📚 Definition of a Long Straight Wire
A long straight wire carrying a current produces a magnetic field that circles the wire. The strength of this field depends on the current and the distance from the wire.
🧲 Definition of a Solenoid
A solenoid is a coil of wire, and when current flows through it, it creates a magnetic field similar to that of a bar magnet. The field is strongest inside the solenoid and weaker outside.
🔬 Comparison Table: Magnetic Field of a Long Straight Wire vs.

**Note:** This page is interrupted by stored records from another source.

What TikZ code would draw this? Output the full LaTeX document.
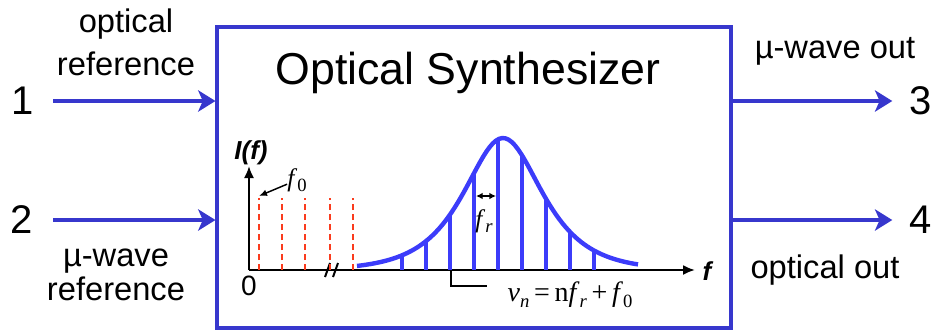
\documentclass[tikz,border=0pt]{standalone}
\usepackage{fontspec}
\setmainfont{Liberation Sans}
\newfontfamily\symfont{Liberation Serif}
\usetikzlibrary{arrows.meta,positioning}

\definecolor{boxblue}{RGB}{55,55,205}
\definecolor{combblue}{RGB}{60,60,250}
\definecolor{combred}{RGB}{250,60,30}

% lowered subscript for the serif labels
\newcommand\lowsub[1]{\raisebox{-0.45ex}{\fontsize{14}{14}\selectfont #1}}

\begin{document}
\begin{tikzpicture}[x=0.75pt,y=-0.75pt,
  port/.style={font=\fontsize{30}{30}\selectfont,inner sep=0pt},
  lbl/.style={font=\fontsize{24.5}{32}\selectfont,align=center,inner sep=0pt},
  sig/.style={boxblue,line width=2.3pt,-{Stealth[length=13pt,width=16pt,inset=3.5pt]}},
  axis/.style={line width=1.5pt,-{Latex[length=9pt,width=7.5pt]}},
  tooth/.style={combblue,line width=3pt},
  refline/.style={combred,line width=1.5pt,dash pattern=on 4.5pt off 3pt},
  thinline/.style={line width=1.1pt},
  seriflbl/.style={font=\symfont\fontsize{19}{19}\selectfont,inner sep=0pt}]
  \useasboundingbox (0,0) rectangle (934,330);
  % synthesizer box
  \node[draw=boxblue,line width=2.3pt,minimum width=385.5pt,minimum height=225.75pt] (synth) at (474,177.5) {};
  \node[font=\fontsize{33.5}{36}\selectfont] (title) at (468,73) {Optical Synthesizer};
  % ports
  \node[port] (p1) at (23,101) {1};
  \node[port] (p2) at (22,220) {2};
  \node[port] (p3) at (921,101) {3};
  \node[port] (p4) at (921,220) {4};
  \draw[sig,shorten <=14pt] (p1.east) -- (p1 -| synth.west);
  \draw[sig,shorten <=15pt] (p2.east) -- (p2 -| synth.west);
  \draw[sig,shorten >=13pt] (p3 -| synth.east) -- (p3.west);
  \draw[sig,shorten >=13pt] (p4 -| synth.east) -- (p4.west);
  \node[lbl] (optref) at (126,42) {optical\\reference};
  \node[lbl,font=\fontsize{24.5}{26}\selectfont] (mwref) at (116,275) {µ-wave\\reference};
  \node[lbl,anchor=base] (mwout) at (835,58) {µ-wave out};
  \node[lbl,anchor=base] (optout) at (825,278) {optical out};
  % axes
  \coordinate (o) at (249,270);
  \coordinate (ytop) at (249,166);
  \coordinate (xend) at (695,270);
  \draw[axis] (o) -- (ytop);
  \draw[axis] (o) -- (xend);
  \node[font=\fontsize{19.5}{20}\selectfont\bfseries\itshape] (ylab) at (251,153) {I(f)};
  \node[font=\fontsize{19.5}{20}\selectfont\bfseries\itshape] (xlab) at (707,271) {f};
  \node[font=\fontsize{21}{21}\selectfont] (zero) at (249,286) {0};
  \draw[line width=1.5pt] (325,277) -- (330,263) (333,277) -- (338,263);
  % offset lines
  \foreach \x in {259,282,305,330,353}
    \draw[refline] (\x,270) -- (\x,198);
  \node[seriflbl] (f0lab) at (297,180) {\textit{f}\lowsub{0}};
  \coordinate (f0tip) at (259,196);
  \draw[thinline,-{Latex[length=6pt,width=5pt]}] (f0lab) -- (f0tip);
  % comb
  \draw[combblue,line width=3.3pt] plot[domain=357:638,samples=90]
    (\x,{270-264/(exp((\x-503)/35)+exp(-(\x-503)/35))});
  \foreach \k in {0,...,8}{
    \pgfmathsetmacro\xx{402+24*\k}
    \draw[tooth] (\xx,270) -- (\xx,{270-264/(exp((\xx-503)/35)+exp(-(\xx-503)/35))});
  }
  \coordinate (frl) at (476,196);
  \coordinate (frr) at (496,196);
  \draw[thinline,{Latex[length=5pt,width=5pt]}-{Latex[length=5pt,width=5pt]}] (frl) -- (frr);
  \node[seriflbl] (frlab) at (484,221) {\textit{f}\lowsub{\textit{r}}};
  \node[seriflbl,font=\symfont\fontsize{21}{21}\selectfont] (nulab) at (570,295)
    {\textit{ν}\lowsub{\textit{n}}\,=\,n\textit{f}\lowsub{\textit{r}}\,+\,\textit{f}\lowsub{0}};
  \coordinate (nb) at (451,271);
  \coordinate (nbend) at (487,286);
  \draw[thinline] (nb) |- (nbend);
\end{tikzpicture}
\end{document}
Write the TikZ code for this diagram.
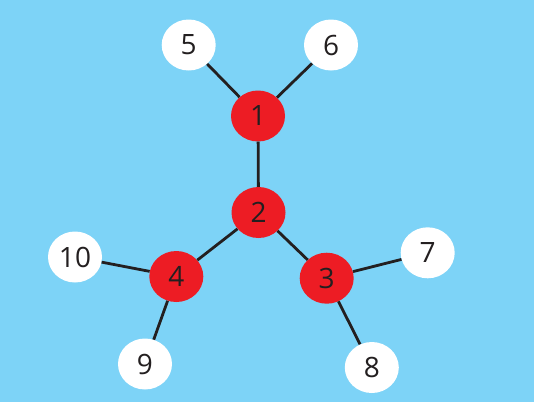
\documentclass[tikz,border=0pt]{standalone}
\usetikzlibrary{shapes.geometric}
\usepackage{fontspec}
\setmainfont{Open Sans}
\definecolor{bg}{HTML}{7DD3F7}
\definecolor{nred}{HTML}{ED1C24}
\definecolor{ink}{HTML}{231F20}
\begin{document}
\begin{tikzpicture}[x=1pt,y=-1pt,
  base/.style={ellipse, minimum width=54pt, minimum height=51pt, inner sep=0pt, text=ink, font=\fontsize{28}{28}\selectfont},
  rednode/.style={base, fill=nred},
  whitenode/.style={base, fill=white},
  edge/.style={draw=ink, line width=2.8pt}]
\fill[bg] (0,0) rectangle (534,402);
\useasboundingbox (0,0) rectangle (534,402);
\node[rednode] (n1) at (258,116) {1};
\node[rednode] (n2) at (258.5,212.5) {2};
\node[rednode] (n3) at (326.7,278.2) {3};
\node[rednode] (n4) at (176.3,276.5) {4};
\node[whitenode] (n5) at (188.7,45) {5};
\node[whitenode] (n6) at (331,45) {6};
\node[whitenode] (n7) at (427.7,252.8) {7};
\node[whitenode] (n8) at (371.8,367.5) {8};
\node[whitenode] (n9) at (145,364) {9};
\node[whitenode] (n10) at (75,257) {10};
\draw[edge] (n1) -- (n2);
\draw[edge] (n1) -- (n5);
\draw[edge] (n1) -- (n6);
\draw[edge] (n2) -- (n3);
\draw[edge] (n2) -- (n4);
\draw[edge] (n3) -- (n7);
\draw[edge] (n3) -- (n8);
\draw[edge] (n4) -- (n9);
\draw[edge] (n4) -- (n10);
\end{tikzpicture}
\end{document}
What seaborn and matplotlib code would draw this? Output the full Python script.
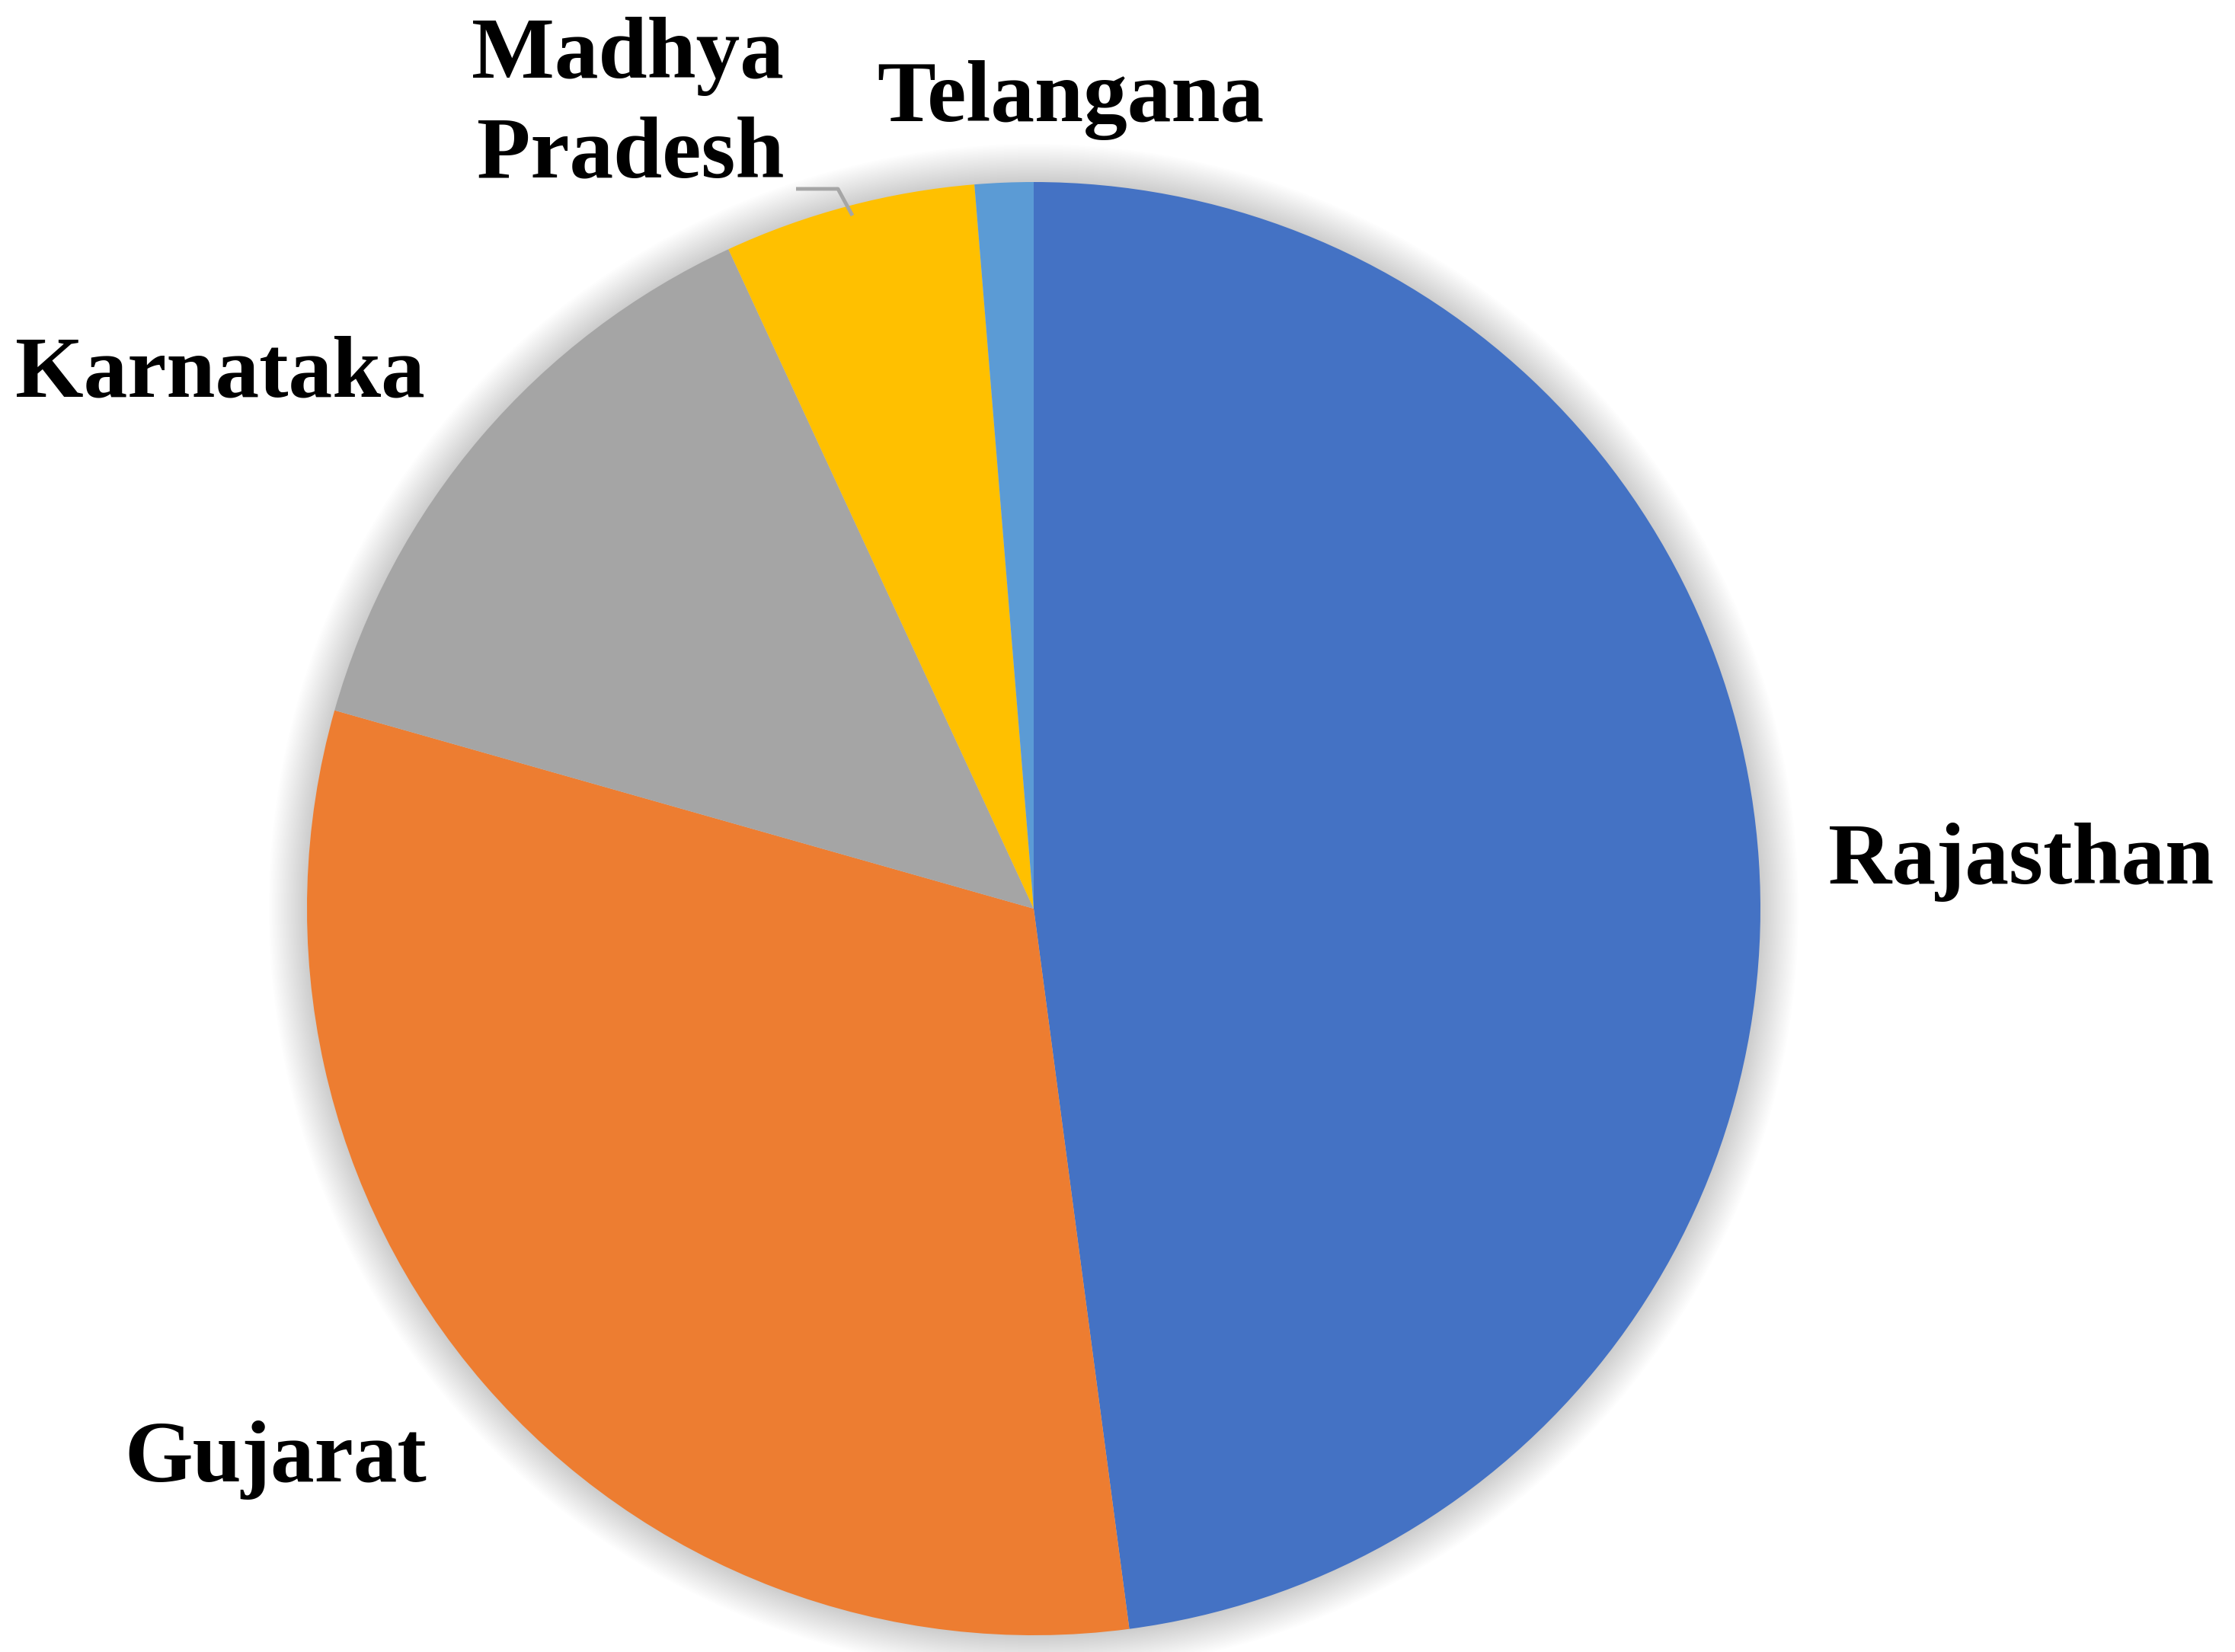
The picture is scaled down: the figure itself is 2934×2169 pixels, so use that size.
"""
Pie chart of state shares (Rajasthan, Gujarat, Karnataka, Madhya Pradesh, Telangana).
"""

import matplotlib
matplotlib.use("Agg")
import matplotlib.pyplot as plt
from matplotlib.patches import Circle
import seaborn as sns

# ── Data ──────────────────────────────────────────────────────────────
STATES = ["Rajasthan", "Gujarat", "Karnataka", "Madhya Pradesh", "Telangana"]
SHARES = [47.9, 31.5, 13.7, 5.6, 1.3]
COLORS = ["#4472C4", "#ED7D31", "#A5A5A5", "#FFC000", "#5B9BD5"]

W, H = 2934, 2169
CENTER = (1357, 1193)
RADIUS = 954

sns.set_style("white")
plt.rcParams["font.family"] = ["Liberation Serif", "DejaVu Serif"]

fig = plt.figure(figsize=(W / 100, H / 100), dpi=100)
ax = fig.add_axes([0, 0, 1, 1])

# soft shadow round the pie
for i in range(1, 26):
    ax.add_patch(Circle(CENTER, RADIUS + 2 * i, color="black", alpha=0.006, lw=0, zorder=0))

# y axis is flipped below, so counterclock=True reads clockwise from 12 o'clock
ax.pie(
    SHARES, colors=COLORS, startangle=270, counterclock=True,
    center=CENTER, radius=RADIUS,
    wedgeprops={"linewidth": 0, "zorder": 1},
)

ax.set_xlim(0, W)
ax.set_ylim(H, 0)
ax.set_aspect("equal")
ax.axis("off")

# ── Labels (left x / baseline y in pixels) ───────────────────────────
txt = dict(fontsize=83, fontweight="bold", color="black", va="baseline")
ax.text(2400, 1160, STATES[0], ha="left", **txt)
ax.text(163, 1945, STATES[1], ha="left", **txt)
ax.text(20, 520, STATES[2], ha="left", **txt)
mp_first, mp_second = STATES[3].split(" ")
ax.text(824, 102, mp_first, ha="center", **txt)
ax.text(828, 232, mp_second, ha="center", **txt)
ax.text(1151, 159, STATES[4], ha="left", **txt)

# leader line for Madhya Pradesh
ax.plot([1045, 1100, 1119], [248, 248, 283], color="#A6A6A6", lw=3.5,
        solid_capstyle="butt", zorder=3)

fig.savefig("out.png", dpi=100, facecolor="white")
plt.close(fig)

Solenoid
| Feature |
Long Straight Wire |
Solenoid |
| Field Shape |
Circular around the wire |
Similar to a bar magnet (strong inside, weak outside) |
| Field Strength |
$B = \frac{\mu_0 I}{2 \pi r}$, where $r$ is the distance from the wire |
$B = \mu_0 n I$ inside, where $n$ is the number of turns per unit length |
| Field Uniformity |
Non-uniform; decreases with distance from the wire |
Relatively uniform inside, non-uniform outside |
| Primary Use |
Understanding basic magnetic field principles |
Electromagnets, inductors, actuators |
| Direction |
Given by the right-hand rule (fingers curl in the direction of the magnetic field) |
Given by the right-hand rule (fingers curl in the direction of the current) |
💡 Key Takeaways
- 📏 Field Shape: The magnetic field around a long straight wire is circular, while a solenoid produces a field similar to a bar magnet.
- 💪 Field Strength: The strength of the field from a wire decreases with distance, but inside a solenoid, it is relatively uniform.
- 🧭 Direction: Use the right-hand rule to determine the direction of the magnetic field for both the wire and the solenoid.
- 🧪 Applications: Long straight wires demonstrate basic magnetic field principles, while solenoids are used in various electromagnetic devices.